— SHORT TASK —
Gather all lines in the entries below that include the word "with".

Collection entries:

╭──

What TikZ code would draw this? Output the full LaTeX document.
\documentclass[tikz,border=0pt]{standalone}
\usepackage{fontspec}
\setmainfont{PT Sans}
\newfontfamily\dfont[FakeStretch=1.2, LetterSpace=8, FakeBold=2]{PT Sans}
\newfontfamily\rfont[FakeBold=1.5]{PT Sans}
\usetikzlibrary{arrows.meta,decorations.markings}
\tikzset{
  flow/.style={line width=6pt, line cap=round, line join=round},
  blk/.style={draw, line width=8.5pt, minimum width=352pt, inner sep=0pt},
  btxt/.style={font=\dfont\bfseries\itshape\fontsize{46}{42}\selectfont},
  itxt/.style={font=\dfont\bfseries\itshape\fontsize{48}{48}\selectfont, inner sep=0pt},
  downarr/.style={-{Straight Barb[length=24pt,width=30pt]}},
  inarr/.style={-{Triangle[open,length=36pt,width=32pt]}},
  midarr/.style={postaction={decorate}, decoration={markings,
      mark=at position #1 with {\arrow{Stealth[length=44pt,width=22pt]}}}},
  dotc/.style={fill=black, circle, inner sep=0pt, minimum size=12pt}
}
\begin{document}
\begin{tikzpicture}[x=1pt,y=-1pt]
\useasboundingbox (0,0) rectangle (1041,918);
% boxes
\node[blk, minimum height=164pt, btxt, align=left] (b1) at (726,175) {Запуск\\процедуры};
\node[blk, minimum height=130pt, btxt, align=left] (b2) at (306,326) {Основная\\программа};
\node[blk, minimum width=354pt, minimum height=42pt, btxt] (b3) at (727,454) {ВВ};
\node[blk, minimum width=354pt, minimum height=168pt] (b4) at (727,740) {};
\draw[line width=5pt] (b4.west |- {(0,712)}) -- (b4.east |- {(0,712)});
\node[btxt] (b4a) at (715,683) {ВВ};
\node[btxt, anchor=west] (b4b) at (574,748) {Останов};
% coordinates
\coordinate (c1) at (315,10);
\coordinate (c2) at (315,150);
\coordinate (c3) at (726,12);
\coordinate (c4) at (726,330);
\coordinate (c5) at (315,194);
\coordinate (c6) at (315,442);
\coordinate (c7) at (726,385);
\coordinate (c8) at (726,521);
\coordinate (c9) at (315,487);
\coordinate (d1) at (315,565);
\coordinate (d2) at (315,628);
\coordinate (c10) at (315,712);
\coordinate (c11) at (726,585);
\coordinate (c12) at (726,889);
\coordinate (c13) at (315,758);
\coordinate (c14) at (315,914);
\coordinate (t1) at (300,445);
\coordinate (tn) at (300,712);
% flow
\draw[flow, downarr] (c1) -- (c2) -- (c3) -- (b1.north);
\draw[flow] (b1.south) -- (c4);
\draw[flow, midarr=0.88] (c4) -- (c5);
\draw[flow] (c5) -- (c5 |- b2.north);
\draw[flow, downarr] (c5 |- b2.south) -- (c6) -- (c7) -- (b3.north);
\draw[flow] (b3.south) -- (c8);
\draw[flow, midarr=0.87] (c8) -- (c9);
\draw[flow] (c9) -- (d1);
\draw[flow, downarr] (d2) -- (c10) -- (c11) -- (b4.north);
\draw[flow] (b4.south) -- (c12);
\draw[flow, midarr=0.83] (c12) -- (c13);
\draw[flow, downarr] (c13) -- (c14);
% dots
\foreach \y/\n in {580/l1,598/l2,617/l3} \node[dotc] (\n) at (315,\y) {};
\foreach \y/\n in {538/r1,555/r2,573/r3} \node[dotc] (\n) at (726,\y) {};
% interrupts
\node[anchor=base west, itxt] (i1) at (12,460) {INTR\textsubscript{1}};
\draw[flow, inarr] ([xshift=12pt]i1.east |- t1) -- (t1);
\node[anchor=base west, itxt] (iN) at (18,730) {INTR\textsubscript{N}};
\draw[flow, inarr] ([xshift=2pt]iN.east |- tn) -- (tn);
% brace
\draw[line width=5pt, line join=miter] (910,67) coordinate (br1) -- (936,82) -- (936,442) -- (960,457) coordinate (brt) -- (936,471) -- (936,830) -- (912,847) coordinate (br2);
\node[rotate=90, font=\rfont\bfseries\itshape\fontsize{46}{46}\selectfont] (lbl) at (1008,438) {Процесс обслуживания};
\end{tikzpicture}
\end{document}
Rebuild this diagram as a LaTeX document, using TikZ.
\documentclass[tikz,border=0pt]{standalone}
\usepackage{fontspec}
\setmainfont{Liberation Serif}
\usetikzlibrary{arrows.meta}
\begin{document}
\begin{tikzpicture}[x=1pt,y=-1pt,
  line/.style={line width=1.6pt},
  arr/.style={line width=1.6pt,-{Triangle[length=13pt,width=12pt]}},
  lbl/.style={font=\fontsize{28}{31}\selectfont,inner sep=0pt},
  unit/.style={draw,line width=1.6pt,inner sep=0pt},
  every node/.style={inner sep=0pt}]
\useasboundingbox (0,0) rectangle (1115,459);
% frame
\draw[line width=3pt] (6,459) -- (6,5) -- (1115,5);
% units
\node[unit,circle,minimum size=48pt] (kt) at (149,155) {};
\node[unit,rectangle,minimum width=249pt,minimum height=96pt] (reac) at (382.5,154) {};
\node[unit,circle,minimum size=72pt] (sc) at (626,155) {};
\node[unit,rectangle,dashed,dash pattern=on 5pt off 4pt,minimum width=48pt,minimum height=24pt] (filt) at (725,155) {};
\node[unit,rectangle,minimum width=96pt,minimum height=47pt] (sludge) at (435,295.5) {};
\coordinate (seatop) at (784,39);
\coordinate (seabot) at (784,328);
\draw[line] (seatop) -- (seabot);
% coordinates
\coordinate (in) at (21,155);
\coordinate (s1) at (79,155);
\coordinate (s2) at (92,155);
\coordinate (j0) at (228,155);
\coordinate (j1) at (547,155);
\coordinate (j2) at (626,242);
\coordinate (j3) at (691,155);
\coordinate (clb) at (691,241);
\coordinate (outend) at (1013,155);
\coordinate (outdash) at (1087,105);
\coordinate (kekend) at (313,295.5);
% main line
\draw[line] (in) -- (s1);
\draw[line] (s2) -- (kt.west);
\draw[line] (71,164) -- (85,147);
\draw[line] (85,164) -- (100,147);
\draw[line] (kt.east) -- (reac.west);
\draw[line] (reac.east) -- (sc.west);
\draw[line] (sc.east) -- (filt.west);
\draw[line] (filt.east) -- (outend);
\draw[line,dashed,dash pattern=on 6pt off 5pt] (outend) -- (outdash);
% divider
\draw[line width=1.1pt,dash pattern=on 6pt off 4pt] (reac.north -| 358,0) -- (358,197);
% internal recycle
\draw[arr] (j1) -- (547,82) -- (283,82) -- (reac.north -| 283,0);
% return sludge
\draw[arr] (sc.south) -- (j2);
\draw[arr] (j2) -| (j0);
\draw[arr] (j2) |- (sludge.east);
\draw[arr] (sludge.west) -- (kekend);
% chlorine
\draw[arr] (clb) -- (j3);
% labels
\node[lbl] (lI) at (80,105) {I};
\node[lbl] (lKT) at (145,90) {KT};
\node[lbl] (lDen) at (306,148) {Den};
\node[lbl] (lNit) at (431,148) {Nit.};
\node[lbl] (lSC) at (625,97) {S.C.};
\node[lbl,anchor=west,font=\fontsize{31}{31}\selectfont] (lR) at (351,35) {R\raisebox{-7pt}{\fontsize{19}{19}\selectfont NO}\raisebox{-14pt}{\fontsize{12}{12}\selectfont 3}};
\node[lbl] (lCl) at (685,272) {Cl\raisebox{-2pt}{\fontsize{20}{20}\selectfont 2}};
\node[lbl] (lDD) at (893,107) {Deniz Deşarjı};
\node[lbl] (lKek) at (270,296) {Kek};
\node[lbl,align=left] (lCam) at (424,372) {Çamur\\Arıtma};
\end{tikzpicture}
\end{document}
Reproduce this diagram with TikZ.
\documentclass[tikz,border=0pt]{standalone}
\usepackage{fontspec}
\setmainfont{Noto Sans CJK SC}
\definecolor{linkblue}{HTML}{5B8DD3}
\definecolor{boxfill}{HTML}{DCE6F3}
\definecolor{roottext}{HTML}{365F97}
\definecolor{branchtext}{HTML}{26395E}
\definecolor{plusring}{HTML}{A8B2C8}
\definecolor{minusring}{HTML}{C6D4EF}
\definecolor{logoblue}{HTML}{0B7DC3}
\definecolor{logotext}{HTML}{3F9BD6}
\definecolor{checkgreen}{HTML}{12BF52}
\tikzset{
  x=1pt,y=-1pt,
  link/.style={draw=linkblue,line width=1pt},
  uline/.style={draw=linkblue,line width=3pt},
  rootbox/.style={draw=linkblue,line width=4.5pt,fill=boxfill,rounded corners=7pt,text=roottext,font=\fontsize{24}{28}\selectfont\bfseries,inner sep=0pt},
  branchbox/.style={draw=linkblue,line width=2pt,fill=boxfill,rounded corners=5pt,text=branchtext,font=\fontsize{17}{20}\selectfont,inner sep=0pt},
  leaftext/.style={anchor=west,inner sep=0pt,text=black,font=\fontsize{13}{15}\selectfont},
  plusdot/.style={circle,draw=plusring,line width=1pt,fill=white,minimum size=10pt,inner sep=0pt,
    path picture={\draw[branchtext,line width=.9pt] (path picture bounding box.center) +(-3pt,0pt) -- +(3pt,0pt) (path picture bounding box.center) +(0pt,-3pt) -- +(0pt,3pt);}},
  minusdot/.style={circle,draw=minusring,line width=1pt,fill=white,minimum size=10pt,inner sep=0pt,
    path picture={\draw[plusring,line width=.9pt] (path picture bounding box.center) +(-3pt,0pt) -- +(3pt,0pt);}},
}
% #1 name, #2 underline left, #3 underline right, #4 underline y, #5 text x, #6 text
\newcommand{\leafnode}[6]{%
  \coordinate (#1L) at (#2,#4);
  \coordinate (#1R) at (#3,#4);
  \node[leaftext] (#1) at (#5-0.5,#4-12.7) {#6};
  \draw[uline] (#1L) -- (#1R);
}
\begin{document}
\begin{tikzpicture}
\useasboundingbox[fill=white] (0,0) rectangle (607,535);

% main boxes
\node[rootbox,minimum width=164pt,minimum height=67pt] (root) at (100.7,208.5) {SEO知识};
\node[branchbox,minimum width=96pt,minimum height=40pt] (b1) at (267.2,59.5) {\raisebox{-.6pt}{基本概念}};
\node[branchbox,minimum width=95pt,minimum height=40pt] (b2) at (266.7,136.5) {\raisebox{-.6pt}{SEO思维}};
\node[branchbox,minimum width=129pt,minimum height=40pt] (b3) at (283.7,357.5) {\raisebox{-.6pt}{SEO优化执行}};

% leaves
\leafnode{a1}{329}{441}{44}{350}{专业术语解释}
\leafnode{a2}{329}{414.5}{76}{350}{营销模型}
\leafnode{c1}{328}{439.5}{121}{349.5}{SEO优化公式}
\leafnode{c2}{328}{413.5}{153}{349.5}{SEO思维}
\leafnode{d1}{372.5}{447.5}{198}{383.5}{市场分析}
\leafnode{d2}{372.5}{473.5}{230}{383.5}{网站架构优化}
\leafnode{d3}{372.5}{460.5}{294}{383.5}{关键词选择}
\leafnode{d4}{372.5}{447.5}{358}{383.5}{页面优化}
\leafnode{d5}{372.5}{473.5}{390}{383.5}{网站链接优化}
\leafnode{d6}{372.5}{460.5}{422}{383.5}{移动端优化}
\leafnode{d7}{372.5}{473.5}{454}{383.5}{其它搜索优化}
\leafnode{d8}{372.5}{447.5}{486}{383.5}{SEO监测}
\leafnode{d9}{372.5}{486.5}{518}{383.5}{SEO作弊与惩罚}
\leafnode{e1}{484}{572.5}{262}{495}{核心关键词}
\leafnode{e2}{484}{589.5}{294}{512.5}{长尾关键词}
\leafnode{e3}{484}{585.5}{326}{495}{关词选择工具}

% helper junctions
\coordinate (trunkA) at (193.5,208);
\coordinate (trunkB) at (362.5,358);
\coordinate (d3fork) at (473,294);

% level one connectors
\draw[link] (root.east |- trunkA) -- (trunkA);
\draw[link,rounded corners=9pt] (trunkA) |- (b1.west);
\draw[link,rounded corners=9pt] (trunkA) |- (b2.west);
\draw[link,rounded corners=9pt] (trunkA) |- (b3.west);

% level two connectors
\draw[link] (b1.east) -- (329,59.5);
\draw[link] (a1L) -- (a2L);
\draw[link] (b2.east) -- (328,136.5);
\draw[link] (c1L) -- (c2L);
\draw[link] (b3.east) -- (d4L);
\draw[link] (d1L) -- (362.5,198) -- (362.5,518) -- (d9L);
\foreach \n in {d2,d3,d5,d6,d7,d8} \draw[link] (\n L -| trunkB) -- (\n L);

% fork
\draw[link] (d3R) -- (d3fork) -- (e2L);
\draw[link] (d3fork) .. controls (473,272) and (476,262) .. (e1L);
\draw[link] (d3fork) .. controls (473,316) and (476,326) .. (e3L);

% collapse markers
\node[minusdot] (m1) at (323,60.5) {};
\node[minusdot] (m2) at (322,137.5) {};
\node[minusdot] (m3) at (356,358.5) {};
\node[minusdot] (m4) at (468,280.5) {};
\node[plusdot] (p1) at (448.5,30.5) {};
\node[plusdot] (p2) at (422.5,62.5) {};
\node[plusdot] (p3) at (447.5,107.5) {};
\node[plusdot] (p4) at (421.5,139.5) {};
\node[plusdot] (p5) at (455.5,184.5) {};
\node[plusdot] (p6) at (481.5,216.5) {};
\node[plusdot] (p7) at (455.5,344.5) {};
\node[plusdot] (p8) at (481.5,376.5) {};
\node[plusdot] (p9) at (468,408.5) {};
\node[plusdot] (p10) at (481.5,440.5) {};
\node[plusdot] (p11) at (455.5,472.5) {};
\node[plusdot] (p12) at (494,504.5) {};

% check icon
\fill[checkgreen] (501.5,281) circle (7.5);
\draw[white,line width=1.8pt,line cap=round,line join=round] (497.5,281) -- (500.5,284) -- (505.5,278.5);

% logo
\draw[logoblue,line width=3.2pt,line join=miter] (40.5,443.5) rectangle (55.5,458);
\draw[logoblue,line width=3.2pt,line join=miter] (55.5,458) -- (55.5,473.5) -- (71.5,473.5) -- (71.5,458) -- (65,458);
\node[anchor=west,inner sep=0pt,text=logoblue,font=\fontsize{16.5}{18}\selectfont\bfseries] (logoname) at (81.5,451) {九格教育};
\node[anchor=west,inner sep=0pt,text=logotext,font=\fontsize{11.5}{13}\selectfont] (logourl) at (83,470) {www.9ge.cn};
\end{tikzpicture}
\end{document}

╰──

— TASK RESULT —
      mark=at position #1 with {\arrow{Stealth[length=44pt,width=22pt]}}}},
Reproduce this diagram with TikZ.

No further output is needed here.